Work required: Leaving out every picture, retype the lines below from the top through the one that contains "const HEIGHT = 1002;".

::::::::

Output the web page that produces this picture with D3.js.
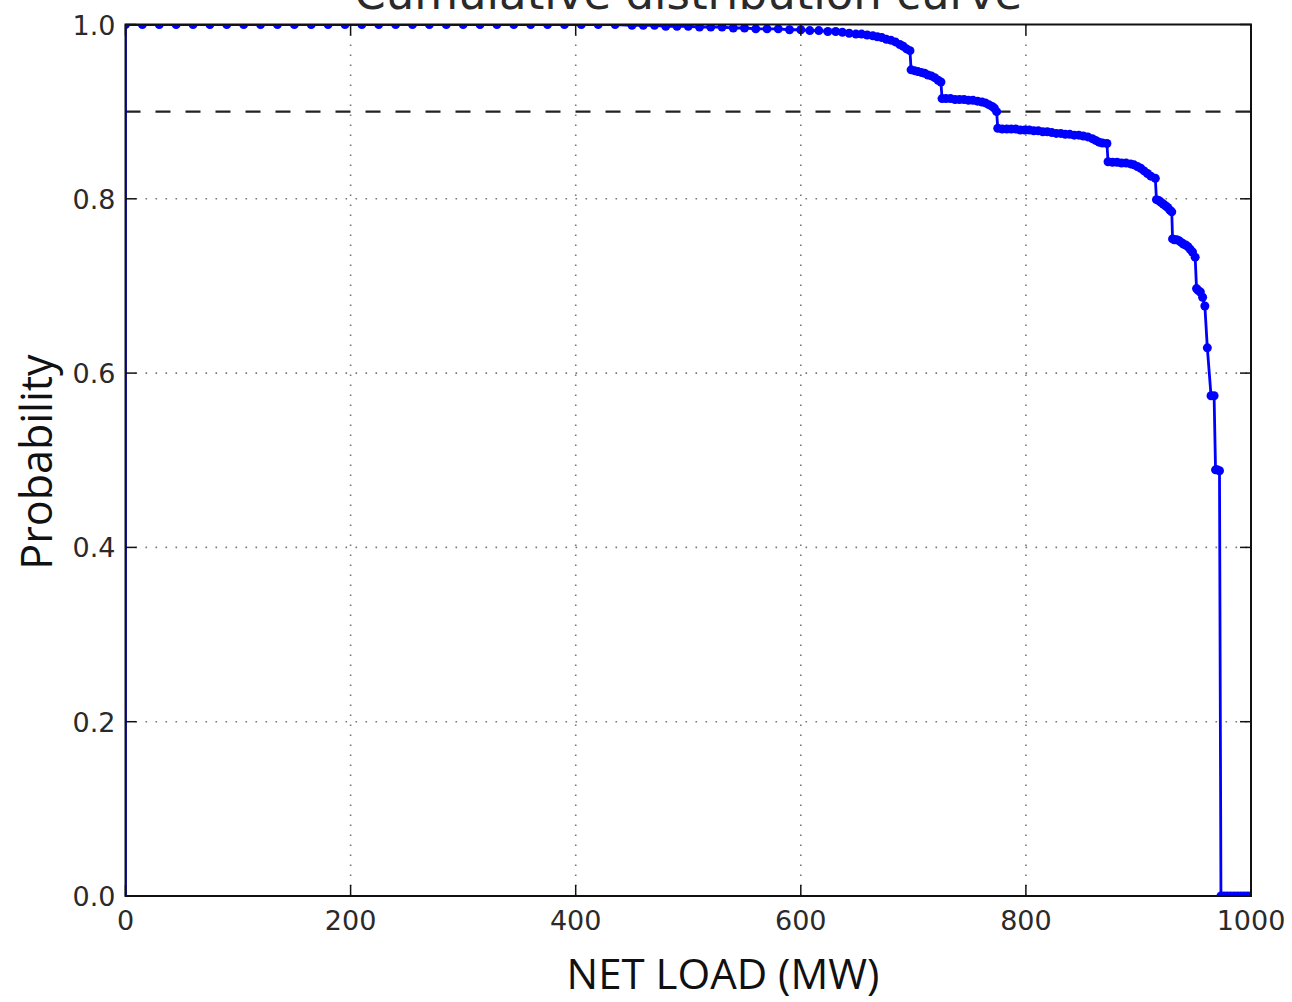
<!DOCTYPE html>
<html>
<head>
<meta charset="utf-8">
<script src="https://cdn.jsdelivr.net/npm/d3@7"></script>
<style>
  body { margin: 0; background: #fff; }
  svg { display: block; }
</style>
</head>
<body>
<svg id="chart"></svg>
<script>
const WIDTH = 1292;
const HEIGHT = 1002;

// net load (MW) and exceedance probability
const LOAD_MW = [0, 0, 15, 30, 45, 60, 75, 90, 105, 120, 135, 150, 165, 180, 195, 210, 225,
  240, 255, 270, 285, 300, 315, 330, 345, 360, 375, 390, 405, 420, 435,
  450, 460, 470, 480, 490, 500, 510, 520, 530, 540, 550, 560, 570, 580, 590, 600,
  608, 616, 624, 631, 637, 643, 649, 654, 659, 664, 668, 672, 676, 680, 684, 688, 691, 694, 697,
  698, 701, 704, 707, 710, 713, 716, 719, 722, 724.5,
  725.5, 729, 733, 737, 741, 745, 749, 753, 757, 761, 764, 767, 770, 772, 774,
  775, 779, 783, 787, 791, 795, 799, 803, 807, 811, 815, 819, 823, 827, 831, 835, 839, 843,
  847, 851, 855, 859, 862, 865, 868, 872,
  873, 877, 881, 885, 889, 893, 896, 899, 902, 905, 908, 911, 915,
  916, 918, 920, 922, 924, 926, 928, 929.6,
  930.3, 932, 934, 936, 938, 940, 942, 944, 946, 948, 950.4,
  951.6, 953, 955, 957, 959, 961.2, 964.5, 967.2, 968.5, 970, 972,
  973.3, 976, 979, 982, 985, 988, 991, 994, 997, 1000];
const PROBABILITY = [0, 1.0, 1.0, 1.0, 1.0, 1.0, 1.0, 1.0, 1.0, 1.0, 1.0, 1.0, 1.0, 1.0, 1.0, 1.0, 1.0,
  1.0, 1.0, 1.0, 1.0, 1.0, 1.0, 1.0, 1.0, 1.0, 1.0, 1.0, 1.0, 1.0, 1.0,
  0.999, 0.999, 0.999, 0.998, 0.998, 0.998, 0.997, 0.997, 0.997, 0.996, 0.996, 0.995, 0.995, 0.995, 0.994, 0.994,
  0.993, 0.993, 0.992, 0.992, 0.991, 0.990, 0.989, 0.989, 0.988, 0.987, 0.986, 0.985, 0.983, 0.982, 0.980, 0.977, 0.975, 0.972, 0.970,
  0.948, 0.947, 0.946, 0.945, 0.944, 0.942, 0.941, 0.939, 0.936, 0.934,
  0.915, 0.915, 0.915, 0.914, 0.914, 0.914, 0.913, 0.913, 0.912, 0.911, 0.910, 0.908, 0.906, 0.904, 0.900,
  0.881, 0.880, 0.880, 0.880, 0.880, 0.879, 0.879, 0.879, 0.878, 0.878, 0.877, 0.877, 0.876, 0.875, 0.875, 0.874, 0.874, 0.873,
  0.873, 0.872, 0.871, 0.869, 0.867, 0.865, 0.864, 0.8635,
  0.8425, 0.842, 0.842, 0.841, 0.841, 0.840, 0.839, 0.837, 0.835, 0.832, 0.829, 0.826, 0.8235,
  0.799, 0.798, 0.796, 0.794, 0.792, 0.790, 0.787, 0.785,
  0.754, 0.753, 0.753, 0.752, 0.750, 0.748, 0.747, 0.745, 0.742, 0.739, 0.733,
  0.697, 0.695, 0.693, 0.687, 0.677, 0.629, 0.574, 0.574, 0.489, 0.489, 0.488,
  0, 0, 0, 0, 0, 0, 0, 0, 0, 0];

const X_TICKS = [0, 200, 400, 600, 800, 1000];
const Y_TICKS = [0.0, 0.2, 0.4, 0.6, 0.8, 1.0];
const THRESHOLD = 0.9;

const margin = {left: 125.5, right: WIDTH - 1251, top: 24.5, bottom: HEIGHT - 896};

const svg = d3.select('#chart')
              .attr('width', WIDTH)
              .attr('height', HEIGHT);

const x = d3.scaleLinear().domain([0, 1000]).range([margin.left, WIDTH - margin.right]);
const y = d3.scaleLinear().domain([0, 1]).range([HEIGHT - margin.bottom, margin.top]);

const tickFont = 'DejaVu Sans, sans-serif';

svg.append('defs').append('clipPath').attr('id', 'plot-clip')
   .append('rect')
   .attr('x', x(0)).attr('y', y(1))
   .attr('width', x(1000) - x(0)).attr('height', y(0) - y(1));

// grid
const grid = svg.append('g');
grid.selectAll('line.vx').data(X_TICKS.slice(1, -1)).enter().append('line')
    .attr('x1', d => x(d)).attr('x2', d => x(d))
    .attr('y1', y(0)).attr('y2', y(1))
    .attr('stroke', '#777').attr('stroke-width', 1.6)
    .attr('stroke-dasharray', '1.6,8.4');
grid.selectAll('line.hy').data(Y_TICKS.slice(1, -1)).enter().append('line')
    .attr('y1', d => y(d)).attr('y2', d => y(d))
    .attr('x1', x(0)).attr('x2', x(1000))
    .attr('stroke', '#777').attr('stroke-width', 1.6)
    .attr('stroke-dasharray', '1.6,8.4');

// threshold line
svg.append('line')
   .attr('x1', x(0)).attr('x2', x(1000))
   .attr('y1', y(THRESHOLD)).attr('y2', y(THRESHOLD))
   .attr('stroke', '#222').attr('stroke-width', 2.4)
   .attr('stroke-dasharray', '15,15');

// curve
const pts = LOAD_MW.map((v, i) => [v, PROBABILITY[i]]);
const plot = svg.append('g').attr('clip-path', 'url(#plot-clip)');
plot.append('path')
    .datum(pts)
    .attr('fill', 'none')
    .attr('stroke', '#0000ff')
    .attr('stroke-width', 2.8)
    .attr('d', d3.line().x(d => x(d[0])).y(d => y(d[1])));
plot.selectAll('circle').data(pts.slice(1)).enter().append('circle')
    .attr('cx', d => x(d[0]))
    .attr('cy', d => y(d[1]))
    .attr('r', 4.5)
    .attr('fill', '#0000ff');

// ticks, inward on all four sides
const tickLen = 11;
const ticks = svg.append('g').attr('stroke', '#111').attr('stroke-width', 1.5);
X_TICKS.forEach(t => {
  ticks.append('line').attr('x1', x(t)).attr('x2', x(t)).attr('y1', y(0)).attr('y2', y(0) - tickLen);
  ticks.append('line').attr('x1', x(t)).attr('x2', x(t)).attr('y1', y(1)).attr('y2', y(1) + tickLen);
});
Y_TICKS.forEach(t => {
  ticks.append('line').attr('y1', y(t)).attr('y2', y(t)).attr('x1', x(0)).attr('x2', x(0) + tickLen);
  ticks.append('line').attr('y1', y(t)).attr('y2', y(t)).attr('x1', x(1000)).attr('x2', x(1000) - tickLen);
});

// frame
svg.append('rect')
   .attr('x', x(0)).attr('y', y(1))
   .attr('width', x(1000) - x(0)).attr('height', y(0) - y(1))
   .attr('fill', 'none').attr('stroke', '#111').attr('stroke-width', 2);

// tick labels
svg.append('g').selectAll('text').data(X_TICKS).enter().append('text')
   .attr('x', d => x(d)).attr('y', y(0) + 34)
   .attr('text-anchor', 'middle')
   .style('font-family', tickFont).style('font-size', '27px').style('fill', '#2a2a2a')
   .text(d => d3.format('d')(d));
svg.append('g').selectAll('text').data(Y_TICKS).enter().append('text')
   .attr('x', x(0) - 10).attr('y', d => y(d) + 10)
   .attr('text-anchor', 'end')
   .style('font-family', tickFont).style('font-size', '27px').style('fill', '#2a2a2a')
   .text(d => d3.format('.1f')(d));

// title, cut off by the top of the image as in the source
svg.append('text')
   .attr('x', (x(0) + x(1000)) / 2).attr('y', 9)
   .attr('text-anchor', 'middle')
   .style('font-family', tickFont).style('font-size', '45px').style('fill', '#2a2a2a')
   .text('Cumulative distribution curve');

// axis labels
svg.append('text')
   .attr('x', 723).attr('y', 989)
   .attr('text-anchor', 'middle')
   .style('font-family', 'Open Sans, sans-serif').style('font-size', '42px').style('fill', '#111')
   .text('NET LOAD (MW)');
svg.append('text')
   .attr('transform', 'translate(52,462) rotate(-90)')
   .attr('text-anchor', 'middle')
   .style('font-family', 'Open Sans, sans-serif').style('font-size', '43px').style('fill', '#111')
   .text('Probability');
</script>
</body>
</html>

::::::::

Result:
Output the web page that produces this picture with D3.js.
<!DOCTYPE html>
<html>
<head>
<meta charset="utf-8">
<script src="https://cdn.jsdelivr.net/npm/d3@7"></script>
<style>
  body { margin: 0; background: #fff; }
  svg { display: block; }
</style>
</head>
<body>
<svg id="chart"></svg>
<script>
const WIDTH = 1292;
const HEIGHT = 1002;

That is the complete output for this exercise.